Against the advice of environmental organisations, the Mauritian government rushed to sink the front part of the Wakashio into a whale nursing ground. We may never know whether this action contributed to the death of more than 50 whales and dolphins whose carcasses washed ashore in the following months, since no information about the circumstances of their death has been disclosed publicly. At least three crew members of a tugboat lost their lives, while attempting to remove as much of the oil as they could.
Sadly, the government of Mauritius chose to shield the corporations and to withhold vital information from the public. One year later, there has been no transparency about the exact kind of oil that was leaked or why the front section of the ship was sunk instead of being towed away and recycled.
There has been no disclosure of the necropsies conducted on the whale and dolphin carcasses. There has been no assessment of the ecological damage. Information about compensation from MOL has not been publicised and the risk of further mini-spills and damages remain for as long as the dismantling of the vessel drags on. Much of the affected area remains inaccessible to scientists, NGOs and the media.

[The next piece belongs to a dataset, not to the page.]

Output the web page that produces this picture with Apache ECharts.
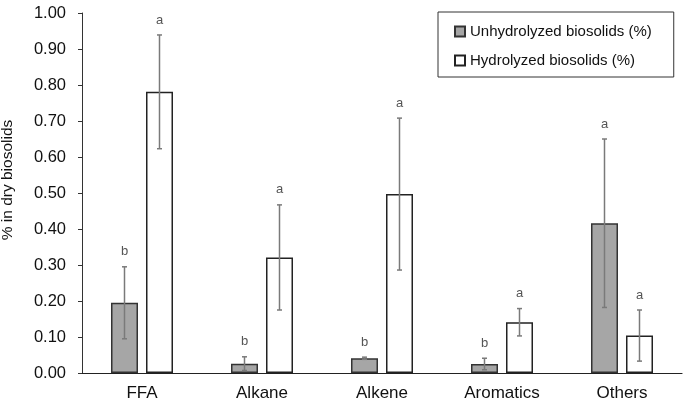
<!DOCTYPE html>
<html>
<head>
<meta charset="utf-8">
<script src="https://cdn.jsdelivr.net/npm/echarts@6/dist/echarts.min.js"></script>
<style>
  html, body { margin: 0; padding: 0; background: #fff; }
  #chart { width: 685px; height: 400px; }
</style>
</head>
<body>
<div id="chart"></div>
<script>
// 数据
const categories = ['FFA', 'Alkane', 'Alkene', 'Aromatics', 'Others'];
const unhydrolyzed = [0.195, 0.026, 0.041, 0.025, 0.416];
const unhydrolyzedErr = [0.10, 0.019, 0.003, 0.016, 0.234];
const hydrolyzed = [0.781, 0.321, 0.497, 0.141, 0.104];
const hydrolyzedErr = [0.158, 0.146, 0.211, 0.038, 0.071];
const unhydrolyzedLetters = ['b', 'b', 'b', 'b', 'a'];
const hydrolyzedLetters = ['a', 'a', 'a', 'a', 'a'];

const FONT = '"Liberation Sans", Arial, sans-serif';
const BAR_W = 27;
const BAR_GAP = 8;

const chart = echarts.init(document.getElementById('chart'));

// 误差线 + 字母标注
const errorSeries = (values, errs, letters, side) => ({
  type: 'custom',
  silent: true,
  z: 10,
  data: values.map((v, i) => [i, v, errs[i]]),
  renderItem: (params, api) => {
    const idx = api.value(0);
    const v = api.value(1);
    const e = api.value(2);
    const offset = side * (BAR_W + BAR_GAP) / 2;
    const top = api.coord([idx, v + e]);
    const bot = api.coord([idx, v - e]);
    const x = top[0] + offset;
    const style = { stroke: '#7a7a7a', lineWidth: 1.5 };
    return {
      type: 'group',
      children: [
        { type: 'line', shape: { x1: x, y1: top[1], x2: x, y2: bot[1] }, style },
        { type: 'line', shape: { x1: x - 2.5, y1: top[1], x2: x + 2.5, y2: top[1] }, style },
        { type: 'line', shape: { x1: x - 2.5, y1: bot[1], x2: x + 2.5, y2: bot[1] }, style },
        {
          type: 'text',
          style: {
            x: x, y: top[1] - 15,
            text: letters[idx],
            fill: '#555', font: '13px ' + FONT,
            align: 'center', verticalAlign: 'middle'
          }
        }
      ]
    };
  }
});

const option = {
  animation: false,
  textStyle: { fontFamily: FONT },
  grid: { left: 82, right: 3, top: 13, bottom: 27, outerBoundsMode: 'none', containLabel: false },
  legend: {
    orient: 'vertical',
    left: 438,
    top: 12,
    padding: [12, 22, 9, 16],
    borderColor: '#333',
    borderWidth: 1,
    itemWidth: 10,
    itemHeight: 10,
    itemGap: 14,
    icon: 'rect',
    textStyle: { fontSize: 15, color: '#111', fontFamily: FONT },
    data: ['Unhydrolyzed biosolids (%)', 'Hydrolyzed biosolids (%)']
  },
  xAxis: {
    type: 'category',
    data: categories,
    axisLine: { lineStyle: { color: '#222', width: 1.2 } },
    axisTick: { show: false },
    axisLabel: { fontSize: 17, color: '#111', margin: 12, fontFamily: FONT }
  },
  yAxis: {
    type: 'value',
    min: 0,
    max: 1,
    interval: 0.1,
    name: '% in dry biosolids',
    nameLocation: 'middle',
    nameGap: 66,
    nameTextStyle: { fontSize: 15.5, color: '#111', fontFamily: FONT, padding: [0, 0, 0, 26] },
    axisLine: { show: true, lineStyle: { color: '#333', width: 1 } },
    axisTick: { show: true, length: 4, lineStyle: { color: '#333' } },
    splitLine: { show: false },
    axisLabel: {
      fontSize: 16.5, color: '#111', margin: 16, fontFamily: FONT,
      formatter: v => v.toFixed(2)
    }
  },
  series: [
    {
      name: 'Unhydrolyzed biosolids (%)',
      type: 'bar',
      data: unhydrolyzed,
      barWidth: BAR_W,
      barGap: (BAR_GAP / BAR_W * 100) + '%',
      itemStyle: { color: '#a6a6a6', borderColor: '#333', borderWidth: 1.5 }
    },
    {
      name: 'Hydrolyzed biosolids (%)',
      type: 'bar',
      data: hydrolyzed,
      barWidth: BAR_W,
      itemStyle: { color: '#fff', borderColor: '#222', borderWidth: 1.5 }
    },
    errorSeries(unhydrolyzed, unhydrolyzedErr, unhydrolyzedLetters, -1),
    errorSeries(hydrolyzed, hydrolyzedErr, hydrolyzedLetters, 1)
  ]
};

chart.setOption(option);
</script>
</body>
</html>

After the disaster, Mr Ikeda of MOL rushed to apologise and pledged that the Wakashio incident must never be allowed to happen again. But the sad truth is that since the Wakashio ran aground many other shipping and oil-related “incidents” have continued to happen, from Venezuela through Sri Lanka to Israel. Other disasters are looming as we write these lines, such as the threat posed by the FSO Safer oil tanker, rusting away on Yemen’s Red Sea coast.
These are dismal examples of the dysfunctions of the shipping and fossil fuel industries and the failure of world governments to regulate them.
As uncomfortable as it is to acknowledge, there is no safe way to extract or to burn oil and there is no safe way of transporting it either. The industry knows it, but does not feel the need to change, even in the midst of the triple crisis of climate change, biodiversity decline and pollution.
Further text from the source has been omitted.